What tools support Critical Path Method analysis?
Project management tools like Taskade, Microsoft Project, and Primavera support CPM analysis. Taskade offers a unique advantage by combining 7 project views including Gantt and Board with AI agents that can automate duration estimation, dependency analysis, and critical path calculation. AI agents with persistent memory can learn from past projects to improve future estimates.
Can CPM be used with Agile methodologies?
Yes, CPM can complement Agile by identifying dependencies between sprints, releases, or cross-team deliverables. While Agile prioritizes flexibility and iteration, some project phases have hard dependencies that benefit from critical path analysis. Taskade supports both approaches with 7 project views including Board view for Agile and Gantt view for CPM, plus AI agents that bridge the two methodologies.
What industries use the Critical Path Method?
CPM is widely used in construction, software development, manufacturing, event planning, product launches, and any industry with sequential task dependencies. Construction projects use CPM to sequence foundation, framing, plumbing, and finishing phases. Software teams use it to map requirements, design, coding, testing, and deployment phases. Taskade AI agents can adapt CPM analysis to any industry.

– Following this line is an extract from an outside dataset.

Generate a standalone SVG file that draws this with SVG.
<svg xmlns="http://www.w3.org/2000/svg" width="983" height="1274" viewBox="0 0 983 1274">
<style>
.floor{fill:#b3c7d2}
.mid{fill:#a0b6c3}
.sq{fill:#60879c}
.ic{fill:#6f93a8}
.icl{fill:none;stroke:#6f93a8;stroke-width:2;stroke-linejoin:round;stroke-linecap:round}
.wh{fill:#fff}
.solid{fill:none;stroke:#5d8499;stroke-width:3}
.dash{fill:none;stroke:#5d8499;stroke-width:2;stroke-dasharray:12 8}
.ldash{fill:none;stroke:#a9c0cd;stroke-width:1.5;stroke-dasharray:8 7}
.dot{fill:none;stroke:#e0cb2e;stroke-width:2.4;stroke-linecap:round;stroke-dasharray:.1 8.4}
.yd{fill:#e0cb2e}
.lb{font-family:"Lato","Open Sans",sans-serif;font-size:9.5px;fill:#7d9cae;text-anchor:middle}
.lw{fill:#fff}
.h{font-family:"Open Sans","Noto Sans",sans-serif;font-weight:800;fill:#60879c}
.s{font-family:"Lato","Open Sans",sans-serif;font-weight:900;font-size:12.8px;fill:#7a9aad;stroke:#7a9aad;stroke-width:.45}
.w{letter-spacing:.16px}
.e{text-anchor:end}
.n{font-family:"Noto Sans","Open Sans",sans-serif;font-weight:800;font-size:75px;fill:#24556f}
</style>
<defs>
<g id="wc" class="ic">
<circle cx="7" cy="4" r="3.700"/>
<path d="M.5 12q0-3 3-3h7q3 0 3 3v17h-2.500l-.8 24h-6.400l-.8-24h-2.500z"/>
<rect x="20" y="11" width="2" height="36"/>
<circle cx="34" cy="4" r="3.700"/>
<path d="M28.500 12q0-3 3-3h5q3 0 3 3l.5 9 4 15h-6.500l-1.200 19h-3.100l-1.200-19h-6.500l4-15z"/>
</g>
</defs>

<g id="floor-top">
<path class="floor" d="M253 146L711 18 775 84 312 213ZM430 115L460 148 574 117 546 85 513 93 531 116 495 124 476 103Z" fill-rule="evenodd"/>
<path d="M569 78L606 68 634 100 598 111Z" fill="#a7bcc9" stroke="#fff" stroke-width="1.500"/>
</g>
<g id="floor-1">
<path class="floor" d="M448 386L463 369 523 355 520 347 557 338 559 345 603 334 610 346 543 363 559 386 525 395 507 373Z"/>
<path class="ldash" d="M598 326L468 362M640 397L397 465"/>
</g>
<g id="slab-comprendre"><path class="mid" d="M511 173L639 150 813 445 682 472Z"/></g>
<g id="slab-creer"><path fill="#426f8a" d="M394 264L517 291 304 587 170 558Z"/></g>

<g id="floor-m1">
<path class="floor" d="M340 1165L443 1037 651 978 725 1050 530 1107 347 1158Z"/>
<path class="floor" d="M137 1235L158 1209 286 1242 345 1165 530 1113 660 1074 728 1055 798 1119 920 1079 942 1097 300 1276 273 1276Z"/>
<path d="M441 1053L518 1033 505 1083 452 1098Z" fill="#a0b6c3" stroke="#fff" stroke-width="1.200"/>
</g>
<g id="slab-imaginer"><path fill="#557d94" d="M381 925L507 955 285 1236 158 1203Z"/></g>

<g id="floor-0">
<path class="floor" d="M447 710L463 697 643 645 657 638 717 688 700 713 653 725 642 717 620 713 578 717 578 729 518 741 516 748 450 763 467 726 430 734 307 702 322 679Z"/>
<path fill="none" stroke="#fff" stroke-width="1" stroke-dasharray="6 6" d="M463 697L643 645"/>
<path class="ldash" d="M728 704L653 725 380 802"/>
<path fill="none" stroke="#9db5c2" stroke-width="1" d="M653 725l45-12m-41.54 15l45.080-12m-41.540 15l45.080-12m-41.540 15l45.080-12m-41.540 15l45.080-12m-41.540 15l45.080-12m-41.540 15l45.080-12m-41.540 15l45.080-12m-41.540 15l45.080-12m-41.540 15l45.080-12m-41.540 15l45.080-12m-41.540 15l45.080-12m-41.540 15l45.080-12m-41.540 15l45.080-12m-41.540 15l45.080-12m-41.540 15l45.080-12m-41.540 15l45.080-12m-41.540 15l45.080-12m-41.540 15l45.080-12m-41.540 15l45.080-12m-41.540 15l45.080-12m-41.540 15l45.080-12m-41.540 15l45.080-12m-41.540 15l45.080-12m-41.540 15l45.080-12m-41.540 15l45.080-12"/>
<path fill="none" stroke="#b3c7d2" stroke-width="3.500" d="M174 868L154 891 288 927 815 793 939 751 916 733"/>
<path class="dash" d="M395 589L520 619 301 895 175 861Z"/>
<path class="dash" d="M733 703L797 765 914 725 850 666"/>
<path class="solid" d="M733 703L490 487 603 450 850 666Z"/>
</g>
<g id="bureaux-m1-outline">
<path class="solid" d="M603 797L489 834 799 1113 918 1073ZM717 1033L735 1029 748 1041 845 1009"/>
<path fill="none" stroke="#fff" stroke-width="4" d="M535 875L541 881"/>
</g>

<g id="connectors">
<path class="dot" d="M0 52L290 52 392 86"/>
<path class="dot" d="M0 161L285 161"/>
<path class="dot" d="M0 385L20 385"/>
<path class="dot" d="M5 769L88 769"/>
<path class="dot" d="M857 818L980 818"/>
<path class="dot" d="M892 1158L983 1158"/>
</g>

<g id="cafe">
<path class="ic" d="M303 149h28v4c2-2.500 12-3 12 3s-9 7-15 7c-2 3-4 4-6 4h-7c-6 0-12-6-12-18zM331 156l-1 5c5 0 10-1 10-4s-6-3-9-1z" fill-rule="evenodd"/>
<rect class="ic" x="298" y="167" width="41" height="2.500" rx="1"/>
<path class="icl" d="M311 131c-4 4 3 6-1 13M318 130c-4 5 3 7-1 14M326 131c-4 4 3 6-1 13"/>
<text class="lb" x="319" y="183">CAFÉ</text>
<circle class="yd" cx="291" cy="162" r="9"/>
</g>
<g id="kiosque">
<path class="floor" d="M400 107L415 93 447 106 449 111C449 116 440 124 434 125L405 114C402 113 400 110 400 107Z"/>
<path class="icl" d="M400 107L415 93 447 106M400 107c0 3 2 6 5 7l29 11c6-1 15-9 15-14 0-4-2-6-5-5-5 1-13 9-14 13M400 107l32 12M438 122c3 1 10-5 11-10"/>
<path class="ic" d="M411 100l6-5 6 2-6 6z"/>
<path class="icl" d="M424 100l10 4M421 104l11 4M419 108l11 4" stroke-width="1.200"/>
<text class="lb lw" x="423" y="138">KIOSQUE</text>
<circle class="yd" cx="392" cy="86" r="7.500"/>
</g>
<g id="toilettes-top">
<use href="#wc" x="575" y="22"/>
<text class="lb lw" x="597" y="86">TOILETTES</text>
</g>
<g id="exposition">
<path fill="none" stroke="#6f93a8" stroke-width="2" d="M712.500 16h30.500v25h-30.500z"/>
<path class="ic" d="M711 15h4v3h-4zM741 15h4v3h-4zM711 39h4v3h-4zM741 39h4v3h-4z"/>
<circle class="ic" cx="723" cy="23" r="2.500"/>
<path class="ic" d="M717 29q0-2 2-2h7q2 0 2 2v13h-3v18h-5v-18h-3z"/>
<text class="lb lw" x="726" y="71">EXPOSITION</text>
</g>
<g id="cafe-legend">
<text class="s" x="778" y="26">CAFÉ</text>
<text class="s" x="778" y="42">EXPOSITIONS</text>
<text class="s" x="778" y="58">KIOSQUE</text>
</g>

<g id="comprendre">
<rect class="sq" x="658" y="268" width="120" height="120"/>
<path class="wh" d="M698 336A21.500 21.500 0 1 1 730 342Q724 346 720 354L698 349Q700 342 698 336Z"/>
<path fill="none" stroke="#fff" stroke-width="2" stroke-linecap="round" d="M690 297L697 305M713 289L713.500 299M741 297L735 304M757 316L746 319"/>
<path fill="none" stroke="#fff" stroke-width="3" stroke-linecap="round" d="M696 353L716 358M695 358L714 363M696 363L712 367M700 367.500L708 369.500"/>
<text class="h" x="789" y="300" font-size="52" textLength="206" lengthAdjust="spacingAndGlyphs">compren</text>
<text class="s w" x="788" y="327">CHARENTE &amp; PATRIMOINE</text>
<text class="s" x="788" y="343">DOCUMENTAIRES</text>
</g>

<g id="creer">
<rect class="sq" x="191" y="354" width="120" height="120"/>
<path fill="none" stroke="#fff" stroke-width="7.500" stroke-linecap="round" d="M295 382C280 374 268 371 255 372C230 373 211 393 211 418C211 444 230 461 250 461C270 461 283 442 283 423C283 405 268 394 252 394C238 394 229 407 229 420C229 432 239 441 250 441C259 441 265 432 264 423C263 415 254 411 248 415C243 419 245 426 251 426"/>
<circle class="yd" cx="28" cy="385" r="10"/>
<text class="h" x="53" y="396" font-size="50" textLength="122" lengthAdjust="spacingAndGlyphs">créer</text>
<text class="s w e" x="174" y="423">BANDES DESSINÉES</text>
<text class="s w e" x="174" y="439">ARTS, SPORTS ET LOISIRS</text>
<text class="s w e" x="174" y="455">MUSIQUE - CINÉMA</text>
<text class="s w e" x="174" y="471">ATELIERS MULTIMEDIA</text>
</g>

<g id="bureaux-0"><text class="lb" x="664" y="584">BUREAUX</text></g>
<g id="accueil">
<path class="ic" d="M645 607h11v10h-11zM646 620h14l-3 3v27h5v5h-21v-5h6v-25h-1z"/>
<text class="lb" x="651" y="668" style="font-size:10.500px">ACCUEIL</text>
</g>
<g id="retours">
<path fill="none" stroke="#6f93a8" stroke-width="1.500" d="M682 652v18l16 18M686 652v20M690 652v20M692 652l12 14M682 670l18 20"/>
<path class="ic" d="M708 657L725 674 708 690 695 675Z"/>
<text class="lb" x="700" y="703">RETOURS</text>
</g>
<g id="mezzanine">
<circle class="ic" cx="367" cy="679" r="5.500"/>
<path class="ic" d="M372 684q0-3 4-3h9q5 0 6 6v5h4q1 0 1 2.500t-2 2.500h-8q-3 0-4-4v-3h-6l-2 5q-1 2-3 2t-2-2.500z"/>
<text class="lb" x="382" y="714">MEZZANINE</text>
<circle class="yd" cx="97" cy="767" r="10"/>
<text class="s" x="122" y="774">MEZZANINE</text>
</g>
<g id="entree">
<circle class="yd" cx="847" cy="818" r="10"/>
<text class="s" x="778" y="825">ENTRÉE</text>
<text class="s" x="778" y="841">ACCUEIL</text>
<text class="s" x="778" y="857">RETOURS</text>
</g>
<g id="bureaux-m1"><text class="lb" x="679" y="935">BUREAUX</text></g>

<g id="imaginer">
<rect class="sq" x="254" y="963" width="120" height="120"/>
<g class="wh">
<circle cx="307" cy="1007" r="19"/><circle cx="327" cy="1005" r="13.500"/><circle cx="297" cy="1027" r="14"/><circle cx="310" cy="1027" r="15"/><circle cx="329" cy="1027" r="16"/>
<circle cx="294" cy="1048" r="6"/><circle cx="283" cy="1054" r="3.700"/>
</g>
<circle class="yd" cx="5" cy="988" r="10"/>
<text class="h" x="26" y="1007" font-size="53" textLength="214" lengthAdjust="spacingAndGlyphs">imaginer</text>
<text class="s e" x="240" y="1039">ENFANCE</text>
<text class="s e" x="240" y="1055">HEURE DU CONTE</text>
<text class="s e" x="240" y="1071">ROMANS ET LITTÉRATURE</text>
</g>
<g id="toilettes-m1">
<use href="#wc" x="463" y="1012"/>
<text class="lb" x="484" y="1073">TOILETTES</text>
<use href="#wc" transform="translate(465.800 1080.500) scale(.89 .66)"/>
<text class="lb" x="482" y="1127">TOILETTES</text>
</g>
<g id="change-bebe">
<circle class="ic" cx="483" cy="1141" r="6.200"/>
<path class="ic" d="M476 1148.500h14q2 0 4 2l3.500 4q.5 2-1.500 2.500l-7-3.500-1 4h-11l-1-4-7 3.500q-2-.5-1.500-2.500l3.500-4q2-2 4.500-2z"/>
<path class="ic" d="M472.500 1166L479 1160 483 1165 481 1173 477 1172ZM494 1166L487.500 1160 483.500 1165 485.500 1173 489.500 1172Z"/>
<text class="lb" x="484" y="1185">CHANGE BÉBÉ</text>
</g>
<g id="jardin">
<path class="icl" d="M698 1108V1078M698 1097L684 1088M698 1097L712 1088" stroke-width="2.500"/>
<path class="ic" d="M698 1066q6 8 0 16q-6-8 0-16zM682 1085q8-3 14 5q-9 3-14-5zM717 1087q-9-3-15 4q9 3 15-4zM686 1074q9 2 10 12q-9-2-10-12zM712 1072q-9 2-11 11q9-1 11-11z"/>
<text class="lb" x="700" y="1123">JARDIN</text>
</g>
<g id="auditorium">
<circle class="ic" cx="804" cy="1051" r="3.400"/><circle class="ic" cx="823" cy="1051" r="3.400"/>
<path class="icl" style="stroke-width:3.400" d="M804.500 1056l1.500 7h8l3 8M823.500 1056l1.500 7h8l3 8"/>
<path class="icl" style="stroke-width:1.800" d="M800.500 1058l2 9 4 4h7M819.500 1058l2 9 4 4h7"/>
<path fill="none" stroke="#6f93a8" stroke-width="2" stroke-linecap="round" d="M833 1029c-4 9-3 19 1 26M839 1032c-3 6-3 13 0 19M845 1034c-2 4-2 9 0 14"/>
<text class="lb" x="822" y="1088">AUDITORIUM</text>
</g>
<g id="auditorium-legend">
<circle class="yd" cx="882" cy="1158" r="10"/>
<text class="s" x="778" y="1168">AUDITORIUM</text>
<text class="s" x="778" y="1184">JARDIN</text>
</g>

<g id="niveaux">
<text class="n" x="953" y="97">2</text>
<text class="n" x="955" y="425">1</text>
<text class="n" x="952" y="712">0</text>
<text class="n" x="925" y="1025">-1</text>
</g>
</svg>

How do you handle changes to the critical path during a project?
When task durations or dependencies change, recalculate the critical path immediately. A delay on a critical task shifts the project deadline. Adding resources to critical tasks (crashing) or restructuring dependencies (fast-tracking) can recover lost time. In Taskade, AI agents monitor project changes and automatically flag when the critical path shifts, helping teams respond before delays cascade.